We have begun The Purge, which, in addition to being a great disaster movie title, is our exploration of all nooks and crannies, drawers we rarely bothered to open, and shelves we’ve forgotten exist. To implement the KonMari method, we hold up an object, like the long shoehorn I used after my back surgeries, and ask, “Does this spark joy?” In this case, since said shoehorn was a reminder of the worst medical moments of my life, the answer was unequivocally, no. I promptly grabbed it from Amy and broke it in two. That felt good. That sparked joy.

 

I asked myself the question, “How much do I own that I rarely, if ever, interact with each week? Each month? Each year?”

 

In some cases, it was hard to part with certain things. At some point these objects had indeed sparked joy, however, they no longer did because we’d moved on to other cooler, newer toys. Such was the case with some of our school antiques. We’d acquired a few dozen school antiques over the years and displayed them on various shelves in our house. While some still sparked joy because they were gifts or their existence surfaced great memories, others had become just another object to dust.

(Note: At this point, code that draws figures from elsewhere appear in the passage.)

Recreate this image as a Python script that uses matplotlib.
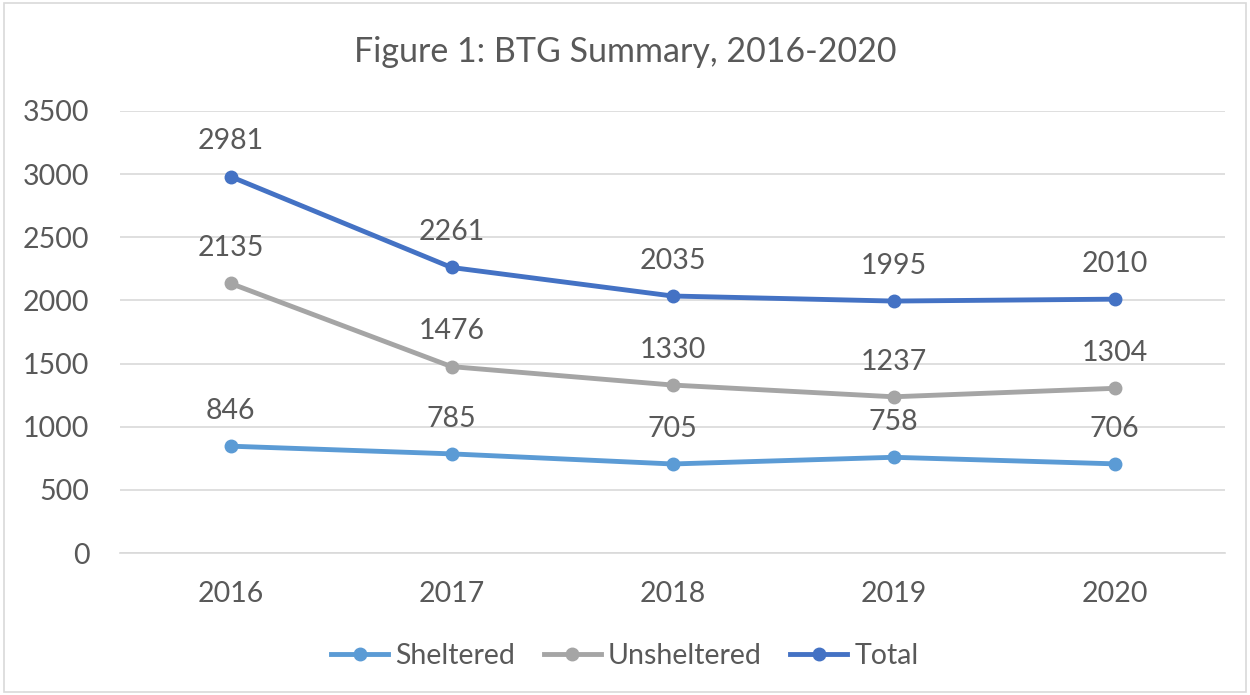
import matplotlib
matplotlib.use("Agg")
import matplotlib.pyplot as plt
from matplotlib.patches import Rectangle

years = ["2016", "2017", "2018", "2019", "2020"]
sheltered = [846, 785, 705, 758, 706]
unsheltered = [2135, 1476, 1330, 1237, 1304]
total = [2981, 2261, 2035, 1995, 2010]
series_names = ["Sheltered", "Unsheltered", "Total"]
colors = ["#5B9BD5", "#A5A5A5", "#4472C4"]
yticks = [0, 500, 1000, 1500, 2000, 2500, 3000, 3500]

plt.rcParams['font.family'] = ['Lato', 'DejaVu Sans']
txt = "#595959"

fig = plt.figure(figsize=(12.5, 6.95), dpi=100)
ax = fig.add_axes([0.096, 0.2043, 0.884, 0.636])

x = list(range(len(years)))
for vals, name, c in zip([sheltered, unsheltered, total], series_names, colors):
    ax.plot(x, vals, color=c, lw=3.5, marker='o', ms=9, label=name, zorder=3)
    for xi, v in zip(x, vals):
        ax.annotate(str(v), (xi, v), xytext=(0, 16), textcoords='offset points',
                    ha='center', va='bottom', fontsize=20.5, color=txt)

ax.set_xlim(-0.5, len(years) - 0.5)
ax.set_ylim(0, 3500)
ax.set_yticks(yticks)
ax.set_xticks(x)
ax.set_xticklabels(years)
ax.yaxis.grid(True, color="#D9D9D9", lw=1.2)
ax.set_axisbelow(True)
for s in ["top", "right", "left"]:
    ax.spines[s].set_visible(False)
ax.spines["bottom"].set_color("#D9D9D9")
ax.spines["bottom"].set_linewidth(1.2)
ax.tick_params(axis='both', length=0, labelsize=20.5, labelcolor=txt)
ax.tick_params(axis='x', pad=20)
ax.tick_params(axis='y', pad=22)

fig.text(0.5, 0.925, "Figure 1: BTG Summary, 2016-2020", ha='center', va='center',
         fontsize=24.5, color=txt)

fig.legend(loc='center', bbox_to_anchor=(0.5, 0.056), ncol=3, frameon=False,
           fontsize=20.5, labelcolor=txt, handlelength=2.0, columnspacing=1.0,
           handletextpad=0.25)

fig.patches.append(Rectangle((0.003, 0.005), 0.994, 0.99, transform=fig.transFigure,
                             fill=False, edgecolor="#D9D9D9", lw=1.2))

fig.savefig("out.png", dpi=100)
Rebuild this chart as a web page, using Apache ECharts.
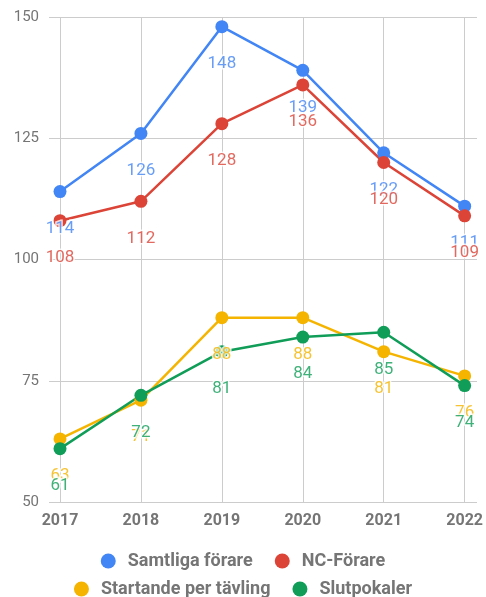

After some gut-wrenching soul searching, several were sold at the GARAGE SALE. Definitely a blog for another time. I’m still recovering.

 

The KonMari method also maintains we really don’t know what we have until we bring all of the same objects together. Kondo maintains that we shouldn’t declutter by room, but rather, by category. For example, I had no idea that I really had six pairs of brown socks until I searched through the three different places where my socks live. That might be confusing to you. Just let it go. Once I saw all six pairs lying on the bed, I was able to keep one pair and donate the rest to the giveaway pile.

 

One other great point Kondo discusses is the relationship we have with our things. She encourages decluttering by category because it requires actual interaction with each thing that exists in our lives. Three of those pairs of brown socks had been buried in a spare drawer, underneath more interesting and colorful socks. By the time I’d finished with the socks, I asked myself the question, “How much do I own that I rarely, if ever, interact with each week? Each month? Each year?” For me, the minimalist, the answer was still a lot. I couldn’t imagine what the answer would be for someone who has a garage.

 

The KonMari method is not for everyone. There’s a spiritual aspect to it that some will not appreciate. Also, it can be brutal on the psyche. When I tried to explain it to my brother, the King of Junking and a borderline hoarder, he just covered his ears and said, “My things are my friends!” Nothing comes between David and good stuff. However, my friend Candace went online and watched the Kondo videos and “KonMaried” her house and her daughter’s house. She loved the Kon Mari Method. However, I had to intervene when she tried to properly fold the cat and put him away.

 

I’d love to know what you think of the KonMari method. I learned yesterday that you can buy the book at the Container Store. They have created a shrine to Kondo. Just follow the smell of incense.

 

I’m off to declutter the shed. I think I’m gonna freak out when I discover how many tubes of caulk I really own!